Speaking of Sohn-ja, I love watching him with Ra-ra’s father. And how about Ra-ra with her mom, the one who gave birth to her? Such emotional scenes, this mother-and-daughter pair, and such powerful acting, too. Someone better sit up and take notice of Han Hye-rin and make her the female lead in her next drama.
There’s more. The way Sa-ran has reached out to embrace and forgive Da-mo, sensing intuitively that he’s sincere in making amends for hurting her so badly. Contrast her gentleness in Episode 23 with her fury in Episode 22 and suddenly you think: “There’s a plan here somewhere; there’s growth and change and a long road ahead that I want to keep in view.

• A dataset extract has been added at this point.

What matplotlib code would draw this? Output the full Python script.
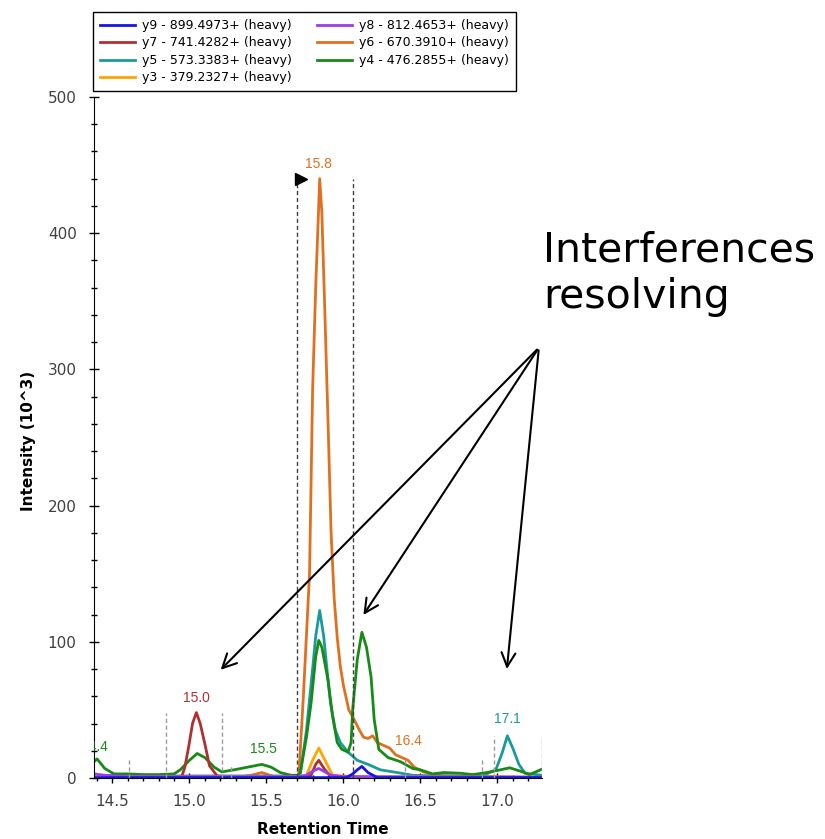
import matplotlib
matplotlib.use("Agg")
import matplotlib.pyplot as plt
from matplotlib.ticker import MultipleLocator

plt.rcParams['font.family'] = ['DejaVu Sans']

# transitions (retention time, intensity in 10^3)
y9_t = [14.38, 16.02, 16.06, 16.09, 16.12, 16.16, 16.22, 17.29]
y9_i = [0.3, 0.3, 3, 6, 8.5, 4, 0.3, 0.3]

y8_t = [14.38, 14.45, 14.6, 15.7, 15.76, 15.8, 15.84, 15.88, 15.92, 16.0, 17.29]
y8_i = [3, 2, 1, 1, 2, 5, 7, 4.5, 2, 1, 0.5]

y7_t = [14.38, 14.9, 14.95, 14.97, 14.995, 15.02, 15.045, 15.07, 15.104, 15.13, 15.18, 15.3,
        15.75, 15.79, 15.82, 15.84, 15.88, 15.92, 16.0, 17.29]
y7_i = [0.5, 0.5, 1, 8, 23, 40, 48, 40, 23, 9, 1.5, 0.5,
        0.5, 2, 10, 13, 6, 1, 0.5, 0.5]

y6_t = [14.38, 15.3, 15.4, 15.47, 15.55, 15.71, 15.74, 15.76, 15.78, 15.80, 15.82, 15.846,
        15.86, 15.88, 15.90, 15.92, 15.94, 15.96, 15.98, 16.00, 16.035, 16.06, 16.10, 16.13,
        16.16, 16.19, 16.22, 16.26, 16.30, 16.34, 16.38, 16.42, 16.46, 16.52, 16.60, 16.70,
        17.0, 17.29]
y6_i = [0.5, 0.5, 2, 4, 1, 1, 60, 105, 150, 285, 360, 440,
        415, 340, 262, 180, 132, 103, 82, 68, 50, 45, 36, 30,
        29, 31, 26, 24, 22, 17, 15, 13, 8, 4.5, 2, 1.5,
        1, 0.5]

y5_t = [14.38, 15.0, 15.70, 15.72, 15.76, 15.80, 15.82, 15.846, 15.872, 15.894, 15.916, 15.948,
        15.98, 16.03, 16.09, 16.16, 16.24, 16.35, 16.45, 16.6, 16.9, 16.99, 17.03, 17.065,
        17.10, 17.14, 17.18, 17.29]
y5_i = [1.5, 1.5, 1.5, 3, 35, 80, 104, 123, 104, 79, 55, 35,
        26, 19, 13, 10, 6, 4, 2, 1.5, 1.5, 6, 18, 31,
        22, 10, 3.5, 2]

y4_t = [14.38, 14.40, 14.45, 14.51, 14.6, 14.7, 14.8, 14.9, 14.94, 15.0, 15.05, 15.1, 15.16,
        15.21, 15.29, 15.38, 15.47, 15.53, 15.59, 15.66, 15.70, 15.72, 15.76, 15.79, 15.82,
        15.84, 15.86, 15.90, 15.93, 15.96, 15.99, 16.03, 16.05, 16.06, 16.09, 16.12, 16.15,
        16.18, 16.20, 16.23, 16.29, 16.37, 16.45, 16.5, 16.58, 16.65, 16.76, 16.84, 16.93,
        17.02, 17.08, 17.15, 17.21, 17.29]
y4_i = [12, 14, 7, 3, 3, 2.5, 2.5, 3, 6, 13, 18, 15, 8,
        4.5, 6, 8, 10, 8, 4, 2, 2, 4, 30, 55, 89,
        101, 96, 72, 45, 26, 21, 19, 26, 50, 87, 107, 96,
        74, 43, 21, 15, 12, 7, 6, 3, 4, 3.5, 2.5, 4,
        6, 7.5, 5, 2.5, 6.5]

y3_t = [14.38, 15.7, 15.76, 15.80, 15.84, 15.88, 15.93, 16.0, 16.1, 17.29]
y3_i = [1, 1, 2, 13, 22, 13, 2, 1.5, 1, 0.5]

labels = ["y9 - 899.4973+ (heavy)", "y7 - 741.4282+ (heavy)", "y5 - 573.3383+ (heavy)",
          "y3 - 379.2327+ (heavy)", "y8 - 812.4653+ (heavy)", "y6 - 670.3910+ (heavy)",
          "y4 - 476.2855+ (heavy)"]
colors = ["#1515e6", "#b03030", "#1a9a9a", "#ffa500", "#9b3de8", "#e07020", "#178a17"]
series = [(y9_t, y9_i), (y7_t, y7_i), (y5_t, y5_i), (y3_t, y3_i),
          (y8_t, y8_i), (y6_t, y6_i), (y4_t, y4_i)]

# peak boundary markers
bound_t = [14.61, 14.85, 15.21, 15.27, 16.40, 16.90, 16.98, 17.29]
bound_top = [13, 48, 48, 10, 15, 15, 31, 31]
peak_start = 15.70
peak_end = 16.06

# peak apex labels
peak_text = ["15.8", "15.0", "14.4", "15.5", "16.4", "17.1"]
peak_x = [15.84, 15.045, 14.385, 15.48, 16.42, 17.065]
peak_y = [451, 59, 23, 21, 27, 43]
peak_col = ["#e07020", "#b03030", "#178a17", "#178a17", "#e07020", "#1a9a9a"]

W, H = 825, 839
fig = plt.figure(figsize=(W / 100, H / 100), dpi=100)
ax = fig.add_axes([94 / W, 1 - 778 / H, (542 - 94) / W, (778 - 97) / H])

draw_order = [5, 2, 6, 1, 3, 4, 0]
handles = [None] * 7
for k in draw_order:
    t, i = series[k]
    h, = ax.plot(t, i, color=colors[k], lw=2, label=labels[k], solid_joinstyle='round')
    handles[k] = h

ax.vlines(bound_t, 0, bound_top, colors="#9a9a9a", linestyles=(0, (3, 2)), lw=1)
ax.vlines([peak_start, peak_end], 0, 440, colors="#404040", linestyles=(0, (3, 2)), lw=1)
ax.plot([peak_start + 0.025], [440], marker='>', color='black', ms=8)

for s, x, y, c in zip(peak_text, peak_x, peak_y, peak_col):
    ax.text(x, y, s, color=c, fontsize=10, family='Liberation Sans',
            ha='center', va='center', clip_on=True)

ax.set_xlim(14.38, 17.29)
ax.set_ylim(0, 500)
ax.xaxis.set_major_locator(MultipleLocator(0.5))
ax.xaxis.set_minor_locator(MultipleLocator(0.1))
ax.yaxis.set_major_locator(MultipleLocator(100))
ax.yaxis.set_minor_locator(MultipleLocator(20))
ax.tick_params(which='major', direction='inout', length=7, width=1, labelsize=11,
               labelcolor='#404040')
ax.tick_params(which='minor', direction='inout', length=5, width=1)
ax.tick_params(axis='y', which='major', pad=9)
ax.tick_params(axis='x', which='major', pad=8)
ax.spines['top'].set_visible(False)
ax.spines['right'].set_visible(False)

fig.text(323 / W, 1 - 830 / H, "Retention Time", fontsize=11, fontweight='bold',
         ha='center', va='center')
fig.text(28 / W, 1 - 441 / H, "Intensity (10^3)", fontsize=11, fontweight='bold',
         rotation=90, ha='center', va='center')

leg = fig.legend(handles=handles, loc='upper left', bbox_to_anchor=(93 / W, 1 - 12 / H),
                 borderaxespad=0, ncol=2, fontsize=9, frameon=True, fancybox=False,
                 edgecolor='black', framealpha=1, borderpad=0.55, labelspacing=0.36,
                 handlelength=2.8, columnspacing=2.0, handletextpad=0.56)
leg.get_frame().set_linewidth(1)

# callout
fig.text(543 / W, 1 - 262 / H, "Interferences", fontsize=29.5, ha='left', va='baseline')
fig.text(543 / W, 1 - 308 / H, "resolving", fontsize=29.5, ha='left', va='baseline')
for tx, ty in [(15.19, 78), (16.12, 118), (17.06, 78)]:
    ax.annotate("", xy=(tx, ty), xytext=(17.27, 316), annotation_clip=False,
                arrowprops=dict(arrowstyle='->', color='black', lw=1.5, mutation_scale=25))

fig.savefig("out.png", dpi=100)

I’m not giving up on this couple or this drama.”
Because we’re only halfway and there are so many delicious possibilities lying in wait on this crazy and entertaining ride. Since Da-mo and Sa-ran’s war of words in Episode 22, the one that left her finger-prints on his face, I’ve stopped fast-forwarding scenes. On the contrary I’m taking longer to watch each episode because I’m replaying more scenes than ever, of more characters this time. Somehow I’ve become smitten, what can I say?
I quiver in excitement whenever Sa-ran is getting ready for a new Buyonggak night; I wonder what exquisite costume she is going to wear and what she is going to perform. Will it be another mesmerizing dance or a surprise to knock one’s socks off, a fusion-trot number replete with a guitar and a microphone? I even like prickly Manager No now, simply because she can’t resist Da-mo’s shameless (and agenda-filled) flattery. The woman beams and blushes like a giggly schoolgirl. Me? I just go, “Da-mo, you naughty boy” and grin like someone who has totally forgotten that she wanted to spank said naughty boy three episodes ago.
Ah, Show, how did I become putty in your hands?